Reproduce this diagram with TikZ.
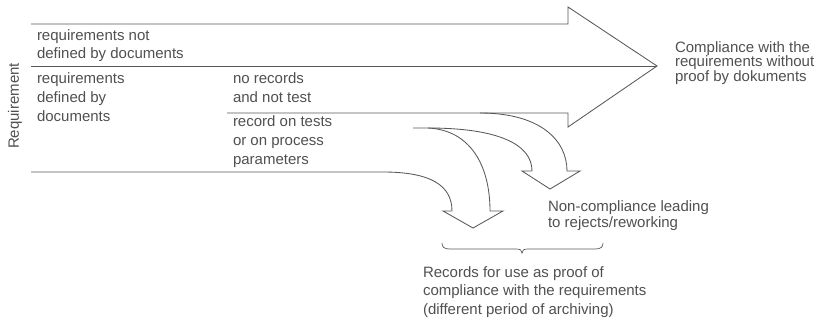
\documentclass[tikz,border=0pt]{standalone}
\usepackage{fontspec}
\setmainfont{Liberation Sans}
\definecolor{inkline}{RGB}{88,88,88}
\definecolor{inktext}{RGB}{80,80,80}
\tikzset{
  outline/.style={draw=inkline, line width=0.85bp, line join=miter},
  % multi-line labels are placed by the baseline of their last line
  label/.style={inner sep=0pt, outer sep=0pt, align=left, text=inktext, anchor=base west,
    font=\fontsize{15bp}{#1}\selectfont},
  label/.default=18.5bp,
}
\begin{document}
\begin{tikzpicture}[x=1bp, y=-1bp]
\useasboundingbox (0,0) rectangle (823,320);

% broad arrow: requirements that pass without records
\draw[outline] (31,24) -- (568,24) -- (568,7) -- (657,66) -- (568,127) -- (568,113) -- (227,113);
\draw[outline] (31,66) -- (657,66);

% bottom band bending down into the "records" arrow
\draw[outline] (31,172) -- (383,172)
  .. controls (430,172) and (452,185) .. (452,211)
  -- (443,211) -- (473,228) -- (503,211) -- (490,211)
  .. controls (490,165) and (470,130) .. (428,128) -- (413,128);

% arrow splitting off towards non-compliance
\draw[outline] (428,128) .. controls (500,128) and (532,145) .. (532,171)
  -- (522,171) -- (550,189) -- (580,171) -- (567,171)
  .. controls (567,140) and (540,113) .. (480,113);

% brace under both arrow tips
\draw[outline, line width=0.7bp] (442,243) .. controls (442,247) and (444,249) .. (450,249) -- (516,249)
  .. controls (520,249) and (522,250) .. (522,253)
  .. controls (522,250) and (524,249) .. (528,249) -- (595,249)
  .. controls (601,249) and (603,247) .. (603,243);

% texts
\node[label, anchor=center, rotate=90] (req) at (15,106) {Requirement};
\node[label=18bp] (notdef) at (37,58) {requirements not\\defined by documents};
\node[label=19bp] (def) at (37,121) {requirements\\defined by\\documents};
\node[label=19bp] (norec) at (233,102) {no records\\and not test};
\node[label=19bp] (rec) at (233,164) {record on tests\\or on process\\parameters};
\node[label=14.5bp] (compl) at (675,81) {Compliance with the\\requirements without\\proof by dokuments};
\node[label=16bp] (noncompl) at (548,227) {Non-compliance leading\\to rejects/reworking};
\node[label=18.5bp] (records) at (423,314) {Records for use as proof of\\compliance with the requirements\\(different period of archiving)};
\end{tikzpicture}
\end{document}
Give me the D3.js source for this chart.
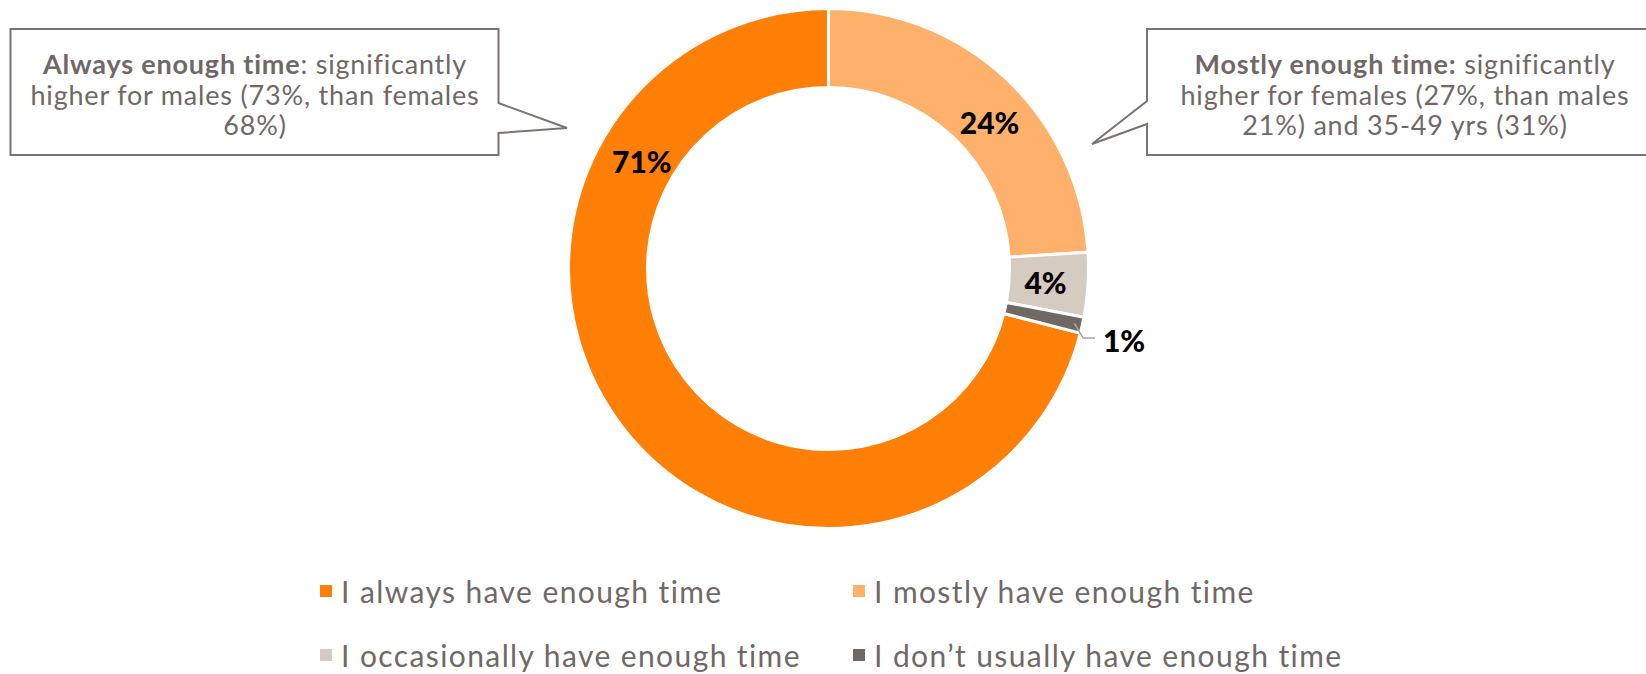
━━━━
Copy the data word for word. Pictures do not go in the copy.

▸ **Solution for this problem**
Reproduce this diagram with TikZ.
\documentclass[tikz,border=0pt]{standalone}
\usepackage{fontspec}
\setmainfont{Liberation Sans}
\definecolor{inkline}{RGB}{88,88,88}
\definecolor{inktext}{RGB}{80,80,80}
\tikzset{
  outline/.style={draw=inkline, line width=0.85bp, line join=miter},
  % multi-line labels are placed by the baseline of their last line
  label/.style={inner sep=0pt, outer sep=0pt, align=left, text=inktext, anchor=base west,
    font=\fontsize{15bp}{#1}\selectfont},
  label/.default=18.5bp,
}
\begin{document}
\begin{tikzpicture}[x=1bp, y=-1bp]
\useasboundingbox (0,0) rectangle (823,320);

% broad arrow: requirements that pass without records
\draw[outline] (31,24) -- (568,24) -- (568,7) -- (657,66) -- (568,127) -- (568,113) -- (227,113);
\draw[outline] (31,66) -- (657,66);

% bottom band bending down into the "records" arrow
\draw[outline] (31,172) -- (383,172)
  .. controls (430,172) and (452,185) .. (452,211)
  -- (443,211) -- (473,228) -- (503,211) -- (490,211)
  .. controls (490,165) and (470,130) .. (428,128) -- (413,128);

% arrow splitting off towards non-compliance
\draw[outline] (428,128) .. controls (500,128) and (532,145) .. (532,171)
  -- (522,171) -- (550,189) -- (580,171) -- (567,171)
  .. controls (567,140) and (540,113) .. (480,113);

% brace under both arrow tips
\draw[outline, line width=0.7bp] (442,243) .. controls (442,247) and (444,249) .. (450,249) -- (516,249)
  .. controls (520,249) and (522,250) .. (522,253)
  .. controls (522,250) and (524,249) .. (528,249) -- (595,249)
  .. controls (601,249) and (603,247) .. (603,243);

% texts
\node[label, anchor=center, rotate=90] (req) at (15,106) {Requirement};
\node[label=18bp] (notdef) at (37,58) {requirements not\\defined by documents};
\node[label=19bp] (def) at (37,121) {requirements\\defined by\\documents};
\node[label=19bp] (norec) at (233,102) {no records\\and not test};
\node[label=19bp] (rec) at (233,164) {record on tests\\or on process\\parameters};
\node[label=14.5bp] (compl) at (675,81) {Compliance with the\\requirements without\\proof by dokuments};
\node[label=16bp] (noncompl) at (548,227) {Non-compliance leading\\to rejects/reworking};
\node[label=18.5bp] (records) at (423,314) {Records for use as proof of\\compliance with the requirements\\(different period of archiving)};
\end{tikzpicture}
\end{document}
Give me the D3.js source for this chart.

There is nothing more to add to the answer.